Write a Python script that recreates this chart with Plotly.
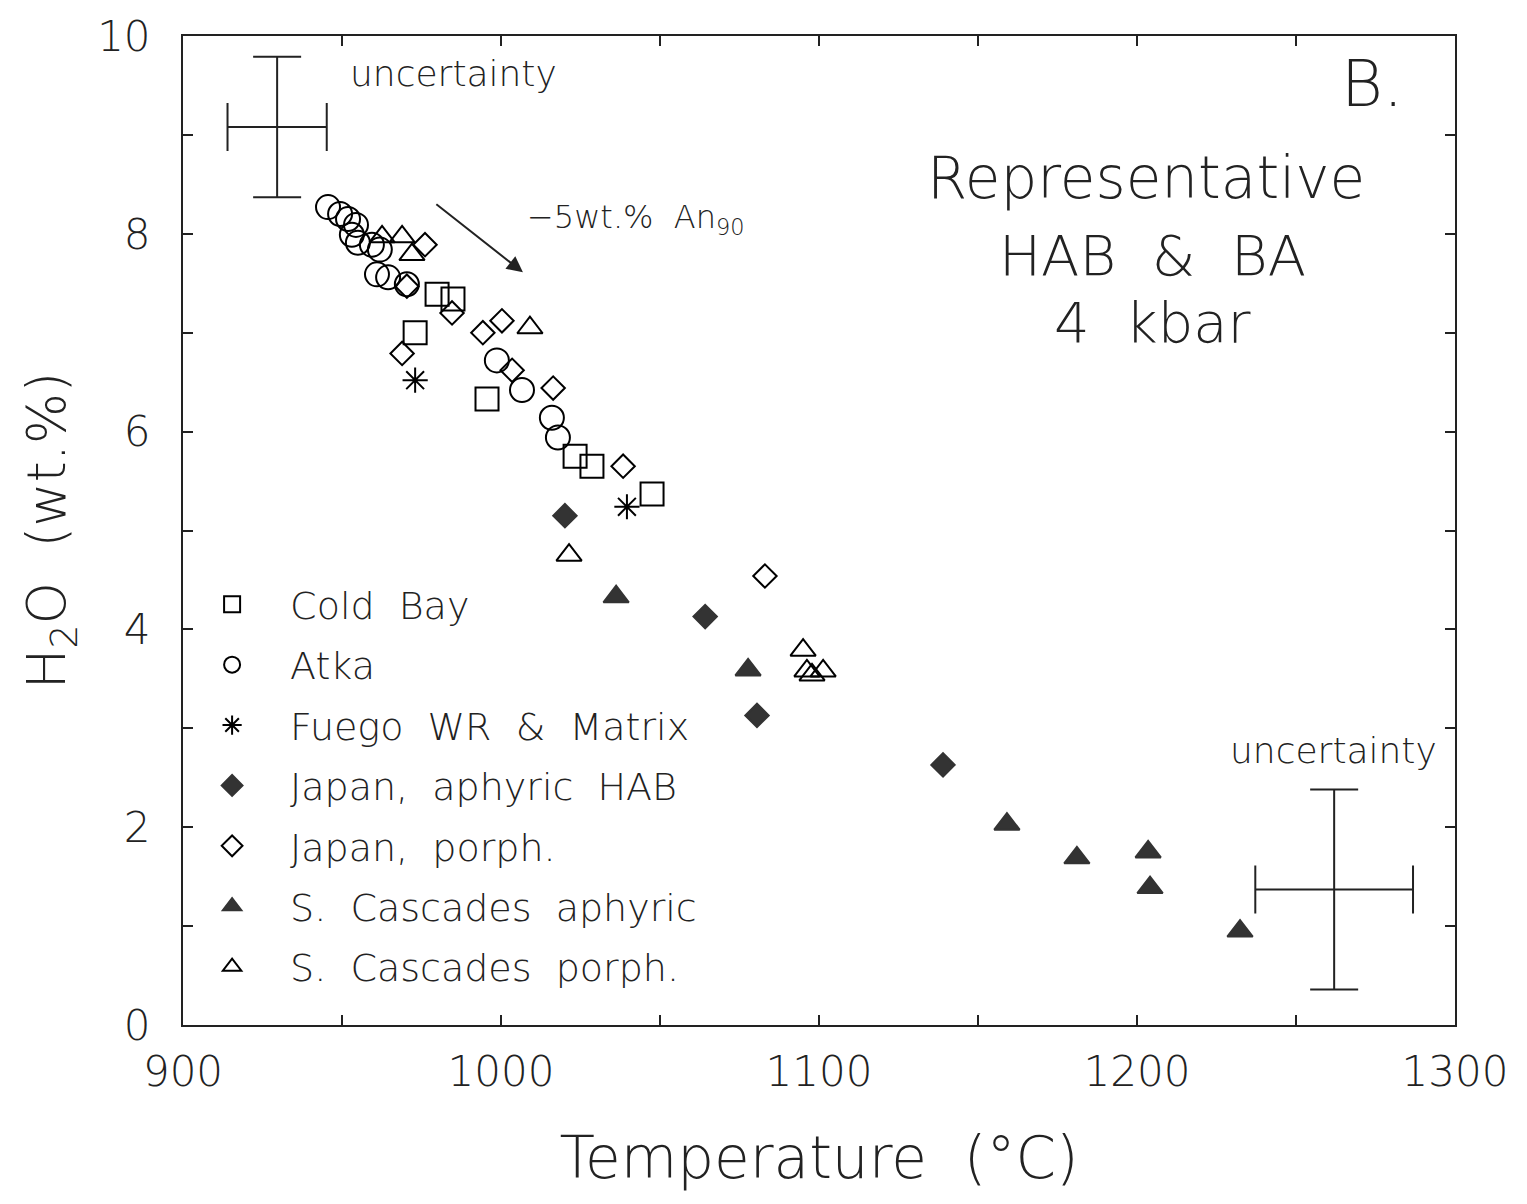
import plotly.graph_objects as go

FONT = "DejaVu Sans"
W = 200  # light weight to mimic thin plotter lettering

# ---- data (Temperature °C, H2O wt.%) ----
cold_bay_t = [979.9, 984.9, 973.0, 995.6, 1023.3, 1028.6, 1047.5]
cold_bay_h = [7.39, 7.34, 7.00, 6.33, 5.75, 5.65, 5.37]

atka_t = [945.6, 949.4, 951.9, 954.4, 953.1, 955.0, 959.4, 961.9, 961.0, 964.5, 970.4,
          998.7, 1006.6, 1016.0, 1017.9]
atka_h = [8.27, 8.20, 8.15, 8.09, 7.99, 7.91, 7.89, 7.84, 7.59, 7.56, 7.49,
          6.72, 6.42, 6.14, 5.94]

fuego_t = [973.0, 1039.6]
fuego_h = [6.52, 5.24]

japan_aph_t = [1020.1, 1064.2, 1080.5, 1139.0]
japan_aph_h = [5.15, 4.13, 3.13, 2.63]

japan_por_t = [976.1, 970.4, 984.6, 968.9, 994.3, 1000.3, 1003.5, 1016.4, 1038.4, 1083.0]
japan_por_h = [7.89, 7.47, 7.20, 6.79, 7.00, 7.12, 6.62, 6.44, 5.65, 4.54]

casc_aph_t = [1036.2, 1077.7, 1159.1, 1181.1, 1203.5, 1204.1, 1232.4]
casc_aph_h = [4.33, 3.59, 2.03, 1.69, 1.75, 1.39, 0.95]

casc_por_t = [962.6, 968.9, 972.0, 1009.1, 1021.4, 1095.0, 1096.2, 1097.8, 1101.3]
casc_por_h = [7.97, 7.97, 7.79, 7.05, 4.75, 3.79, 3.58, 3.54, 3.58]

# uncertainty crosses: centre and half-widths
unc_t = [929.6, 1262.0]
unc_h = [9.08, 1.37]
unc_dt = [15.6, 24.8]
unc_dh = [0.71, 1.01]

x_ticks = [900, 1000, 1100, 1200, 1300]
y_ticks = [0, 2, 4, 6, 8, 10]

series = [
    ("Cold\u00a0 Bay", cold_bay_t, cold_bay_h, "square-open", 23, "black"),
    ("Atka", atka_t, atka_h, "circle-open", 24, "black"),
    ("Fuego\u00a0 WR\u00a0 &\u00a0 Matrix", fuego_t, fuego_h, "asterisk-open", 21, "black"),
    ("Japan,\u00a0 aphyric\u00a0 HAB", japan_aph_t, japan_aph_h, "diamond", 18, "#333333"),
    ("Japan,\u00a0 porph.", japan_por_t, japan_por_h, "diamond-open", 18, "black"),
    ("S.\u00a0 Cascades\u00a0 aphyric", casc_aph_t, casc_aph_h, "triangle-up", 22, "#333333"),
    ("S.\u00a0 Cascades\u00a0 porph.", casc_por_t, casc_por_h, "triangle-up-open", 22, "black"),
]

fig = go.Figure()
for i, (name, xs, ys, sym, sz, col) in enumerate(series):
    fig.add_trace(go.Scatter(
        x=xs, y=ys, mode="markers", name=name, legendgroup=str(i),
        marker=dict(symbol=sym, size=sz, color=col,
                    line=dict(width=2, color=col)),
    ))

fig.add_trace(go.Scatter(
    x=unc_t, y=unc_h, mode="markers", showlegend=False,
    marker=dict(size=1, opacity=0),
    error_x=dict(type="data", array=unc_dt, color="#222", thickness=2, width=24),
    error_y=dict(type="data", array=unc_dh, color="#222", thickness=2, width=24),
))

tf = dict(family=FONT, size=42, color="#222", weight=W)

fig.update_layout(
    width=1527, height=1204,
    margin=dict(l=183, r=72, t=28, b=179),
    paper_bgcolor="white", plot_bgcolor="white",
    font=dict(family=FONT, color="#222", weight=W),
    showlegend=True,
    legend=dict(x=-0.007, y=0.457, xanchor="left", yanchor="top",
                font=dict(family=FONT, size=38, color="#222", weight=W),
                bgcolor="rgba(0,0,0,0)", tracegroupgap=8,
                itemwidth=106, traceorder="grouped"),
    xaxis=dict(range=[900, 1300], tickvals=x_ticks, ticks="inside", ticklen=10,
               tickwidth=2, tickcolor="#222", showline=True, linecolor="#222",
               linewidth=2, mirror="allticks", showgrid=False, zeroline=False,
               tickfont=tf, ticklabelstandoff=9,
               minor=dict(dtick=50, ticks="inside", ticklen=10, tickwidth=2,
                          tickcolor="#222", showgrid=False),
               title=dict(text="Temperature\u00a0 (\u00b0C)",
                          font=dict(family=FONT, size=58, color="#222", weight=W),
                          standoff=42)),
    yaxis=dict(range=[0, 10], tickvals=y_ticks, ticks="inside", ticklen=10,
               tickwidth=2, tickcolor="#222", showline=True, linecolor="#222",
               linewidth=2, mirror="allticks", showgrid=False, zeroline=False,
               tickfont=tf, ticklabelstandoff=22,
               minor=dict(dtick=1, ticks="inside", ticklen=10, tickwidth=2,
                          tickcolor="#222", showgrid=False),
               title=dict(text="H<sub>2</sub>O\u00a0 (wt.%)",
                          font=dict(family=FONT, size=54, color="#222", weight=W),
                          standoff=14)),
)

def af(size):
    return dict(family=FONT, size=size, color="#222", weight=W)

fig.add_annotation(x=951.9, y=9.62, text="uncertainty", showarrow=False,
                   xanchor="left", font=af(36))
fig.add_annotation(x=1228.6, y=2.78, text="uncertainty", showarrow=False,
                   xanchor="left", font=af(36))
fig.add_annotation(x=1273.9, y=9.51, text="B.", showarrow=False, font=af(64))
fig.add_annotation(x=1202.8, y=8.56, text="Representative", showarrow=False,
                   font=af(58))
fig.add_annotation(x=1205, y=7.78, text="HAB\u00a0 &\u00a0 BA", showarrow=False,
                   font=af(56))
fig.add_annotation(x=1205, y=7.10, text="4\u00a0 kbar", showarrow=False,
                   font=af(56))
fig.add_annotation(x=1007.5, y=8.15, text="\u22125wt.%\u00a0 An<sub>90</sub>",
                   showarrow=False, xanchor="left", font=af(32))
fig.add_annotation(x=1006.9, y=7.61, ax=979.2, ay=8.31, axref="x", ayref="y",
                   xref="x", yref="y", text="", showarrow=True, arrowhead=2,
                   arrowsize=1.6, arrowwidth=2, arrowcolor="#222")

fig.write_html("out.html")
##########
__WHAT IS BEING ASKED__
Repeat only the lines between the start of the data and the line with "y_ticks = [0, 2, 4, 6, 8, 10]", including those two lines, and skip the pictures.

__EXERCISE OUTPUT__
Write a Python script that recreates this chart with Plotly.
import plotly.graph_objects as go

FONT = "DejaVu Sans"
W = 200  # light weight to mimic thin plotter lettering

# ---- data (Temperature °C, H2O wt.%) ----
cold_bay_t = [979.9, 984.9, 973.0, 995.6, 1023.3, 1028.6, 1047.5]
cold_bay_h = [7.39, 7.34, 7.00, 6.33, 5.75, 5.65, 5.37]

atka_t = [945.6, 949.4, 951.9, 954.4, 953.1, 955.0, 959.4, 961.9, 961.0, 964.5, 970.4,
          998.7, 1006.6, 1016.0, 1017.9]
atka_h = [8.27, 8.20, 8.15, 8.09, 7.99, 7.91, 7.89, 7.84, 7.59, 7.56, 7.49,
          6.72, 6.42, 6.14, 5.94]

fuego_t = [973.0, 1039.6]
fuego_h = [6.52, 5.24]

japan_aph_t = [1020.1, 1064.2, 1080.5, 1139.0]
japan_aph_h = [5.15, 4.13, 3.13, 2.63]

japan_por_t = [976.1, 970.4, 984.6, 968.9, 994.3, 1000.3, 1003.5, 1016.4, 1038.4, 1083.0]
japan_por_h = [7.89, 7.47, 7.20, 6.79, 7.00, 7.12, 6.62, 6.44, 5.65, 4.54]

casc_aph_t = [1036.2, 1077.7, 1159.1, 1181.1, 1203.5, 1204.1, 1232.4]
casc_aph_h = [4.33, 3.59, 2.03, 1.69, 1.75, 1.39, 0.95]

casc_por_t = [962.6, 968.9, 972.0, 1009.1, 1021.4, 1095.0, 1096.2, 1097.8, 1101.3]
casc_por_h = [7.97, 7.97, 7.79, 7.05, 4.75, 3.79, 3.58, 3.54, 3.58]

# uncertainty crosses: centre and half-widths
unc_t = [929.6, 1262.0]
unc_h = [9.08, 1.37]
unc_dt = [15.6, 24.8]
unc_dh = [0.71, 1.01]

x_ticks = [900, 1000, 1100, 1200, 1300]
y_ticks = [0, 2, 4, 6, 8, 10]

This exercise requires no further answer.